I’d like to take a look at something reasonably insignificant that takes places in the film. The nun that Isabella Rossi walks past with the cloudy grey haunting eyes, this woman features on the DVD cover, promotional posters and prominently in the trailer, yet in the context of the film she appears in the film for seconds and doesn’t contribute much other than temporarily startling Isabella. The image of a possessed nun is so powerful that it draws you in. It sums up the curiosity factor, proving a few striking images and a whiff of controversy can stir interest. Multiply these shock moments a few times – a priest drowning a baby during a christening or a young woman haemorrhaging blood from her “cunt”, and I use this word because it often gets uttered frequently during any movie about exorcisms, and you have a scattering of memorable moments that cover up the bad acting and unrealistic realism.

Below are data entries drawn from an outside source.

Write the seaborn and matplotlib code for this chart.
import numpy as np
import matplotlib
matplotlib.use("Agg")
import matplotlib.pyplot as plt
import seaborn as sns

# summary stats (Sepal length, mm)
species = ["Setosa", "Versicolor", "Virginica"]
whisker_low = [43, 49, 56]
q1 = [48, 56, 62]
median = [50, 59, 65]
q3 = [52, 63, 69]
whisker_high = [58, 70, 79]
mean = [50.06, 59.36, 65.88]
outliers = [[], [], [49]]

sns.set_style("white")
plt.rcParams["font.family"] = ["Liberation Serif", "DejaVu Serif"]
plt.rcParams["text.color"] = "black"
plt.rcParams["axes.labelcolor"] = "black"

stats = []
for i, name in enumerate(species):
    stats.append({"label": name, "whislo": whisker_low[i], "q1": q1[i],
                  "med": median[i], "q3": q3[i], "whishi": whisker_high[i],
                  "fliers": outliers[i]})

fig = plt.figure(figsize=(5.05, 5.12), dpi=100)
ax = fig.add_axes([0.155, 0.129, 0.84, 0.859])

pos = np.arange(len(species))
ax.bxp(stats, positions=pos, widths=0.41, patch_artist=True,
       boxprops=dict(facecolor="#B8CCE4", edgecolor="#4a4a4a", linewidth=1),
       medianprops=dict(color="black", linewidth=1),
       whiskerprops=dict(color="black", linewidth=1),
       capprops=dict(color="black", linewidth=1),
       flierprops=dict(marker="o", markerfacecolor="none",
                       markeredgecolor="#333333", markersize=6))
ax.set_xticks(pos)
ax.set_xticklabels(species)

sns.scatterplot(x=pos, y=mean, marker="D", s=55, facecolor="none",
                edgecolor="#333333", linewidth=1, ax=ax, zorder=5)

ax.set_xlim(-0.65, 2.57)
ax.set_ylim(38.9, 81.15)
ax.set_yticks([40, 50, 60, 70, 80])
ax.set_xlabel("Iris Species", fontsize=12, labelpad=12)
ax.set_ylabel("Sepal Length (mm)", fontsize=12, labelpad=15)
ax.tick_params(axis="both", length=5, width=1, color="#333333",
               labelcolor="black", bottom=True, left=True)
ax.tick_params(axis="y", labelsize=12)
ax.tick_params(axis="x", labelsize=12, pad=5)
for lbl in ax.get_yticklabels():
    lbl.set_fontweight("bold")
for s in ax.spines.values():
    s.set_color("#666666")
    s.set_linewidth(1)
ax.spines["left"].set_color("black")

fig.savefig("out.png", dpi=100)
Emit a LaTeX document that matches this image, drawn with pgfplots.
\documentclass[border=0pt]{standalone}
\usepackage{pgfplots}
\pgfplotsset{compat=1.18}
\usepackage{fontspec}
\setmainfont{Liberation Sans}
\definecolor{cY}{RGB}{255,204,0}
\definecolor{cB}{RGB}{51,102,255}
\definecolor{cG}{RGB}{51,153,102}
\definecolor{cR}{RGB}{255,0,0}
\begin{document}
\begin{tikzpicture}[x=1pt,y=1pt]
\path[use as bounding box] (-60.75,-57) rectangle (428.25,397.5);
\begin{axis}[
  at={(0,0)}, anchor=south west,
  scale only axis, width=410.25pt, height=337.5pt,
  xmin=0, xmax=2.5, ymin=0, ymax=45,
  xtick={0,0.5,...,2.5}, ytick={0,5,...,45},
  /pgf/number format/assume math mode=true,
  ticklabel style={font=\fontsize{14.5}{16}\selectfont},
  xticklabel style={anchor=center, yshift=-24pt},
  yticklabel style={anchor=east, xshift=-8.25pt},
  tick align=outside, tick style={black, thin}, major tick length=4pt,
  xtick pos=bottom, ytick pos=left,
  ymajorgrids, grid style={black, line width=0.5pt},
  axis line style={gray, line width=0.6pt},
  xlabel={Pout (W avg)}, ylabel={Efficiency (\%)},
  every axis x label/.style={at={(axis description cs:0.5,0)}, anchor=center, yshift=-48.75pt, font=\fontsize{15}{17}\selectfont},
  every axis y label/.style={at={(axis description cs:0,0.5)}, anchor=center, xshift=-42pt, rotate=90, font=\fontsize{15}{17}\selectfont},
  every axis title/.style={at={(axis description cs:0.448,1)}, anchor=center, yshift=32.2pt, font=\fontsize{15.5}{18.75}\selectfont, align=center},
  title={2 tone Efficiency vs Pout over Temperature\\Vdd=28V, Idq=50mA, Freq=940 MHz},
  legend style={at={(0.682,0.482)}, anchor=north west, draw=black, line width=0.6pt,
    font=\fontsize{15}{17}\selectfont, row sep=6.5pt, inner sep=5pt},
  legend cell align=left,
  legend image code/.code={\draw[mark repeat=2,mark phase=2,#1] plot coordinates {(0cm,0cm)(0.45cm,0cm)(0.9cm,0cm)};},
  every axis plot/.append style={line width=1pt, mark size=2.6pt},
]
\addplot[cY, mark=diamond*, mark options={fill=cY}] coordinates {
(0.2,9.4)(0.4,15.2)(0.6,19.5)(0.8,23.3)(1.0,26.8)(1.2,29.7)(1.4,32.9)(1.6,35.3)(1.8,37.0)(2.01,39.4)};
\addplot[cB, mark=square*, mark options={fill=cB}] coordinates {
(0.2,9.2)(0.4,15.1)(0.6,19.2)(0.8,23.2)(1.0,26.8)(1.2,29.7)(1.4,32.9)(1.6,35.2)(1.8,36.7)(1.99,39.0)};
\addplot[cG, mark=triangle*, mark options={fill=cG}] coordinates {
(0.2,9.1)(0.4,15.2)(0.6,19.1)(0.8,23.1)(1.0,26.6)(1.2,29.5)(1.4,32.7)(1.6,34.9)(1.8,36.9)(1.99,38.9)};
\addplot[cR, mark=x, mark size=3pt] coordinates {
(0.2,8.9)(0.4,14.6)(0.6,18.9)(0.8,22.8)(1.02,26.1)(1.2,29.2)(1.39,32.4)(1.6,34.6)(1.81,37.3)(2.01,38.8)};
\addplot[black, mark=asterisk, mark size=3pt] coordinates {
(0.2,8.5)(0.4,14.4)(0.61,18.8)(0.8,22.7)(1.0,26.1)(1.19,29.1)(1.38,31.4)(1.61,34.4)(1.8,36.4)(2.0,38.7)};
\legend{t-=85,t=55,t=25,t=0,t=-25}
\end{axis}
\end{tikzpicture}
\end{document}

‘The Devil Inside’ has one of the most unsatisfying endings in recent horror movie history, with further disappointment after you go along to the shitty website that has information about the Rossi Files. There is a feeling that the director is making their audience finish the job for them, but you’d say to the director “we’re riding in your car; you’ve got to take us home!” What comes after the car crash sequence knocks that idea on the head as we are signposted us over to a blinking website. Just fade to black, roll credits. Don’t tell us to go somewhere else. The director William Brent Bell blamed Paramount, stating when interviewed that “Paramount made a very bold choice when they decided to do the website at the end of the film,” he said. “And at the time when that was brought up, we thought that was a cool idea – it was very interactive, nobody has kind of done that, and we actually think it’s kind of cool. Now, some people think it’s wonderful, some people can be really pissed off by that because they think it’s a cheat, but we’ll tell you this: when we were making this film, we made a bold choice of how to end it.”

The ending is everything for me, particularly in the horror genre. So for ‘The Devil Inside’ to try and be interactive with its audience, it spectacularly failed, as evidenced by the critical reaction to this groundbreaking move. We’re not quite at that level when we immediately whip out our smartphones whilst in the cinema (anyone who does this at any time when in a cinema should be shot, or at least made to eat a dozen of those watery hotdogs they sell at the Odeon), but we can’t be too far away from such interactivity.

Infuriated just thinking about this possibility. I’m ending this now, abruptly, only without a web link.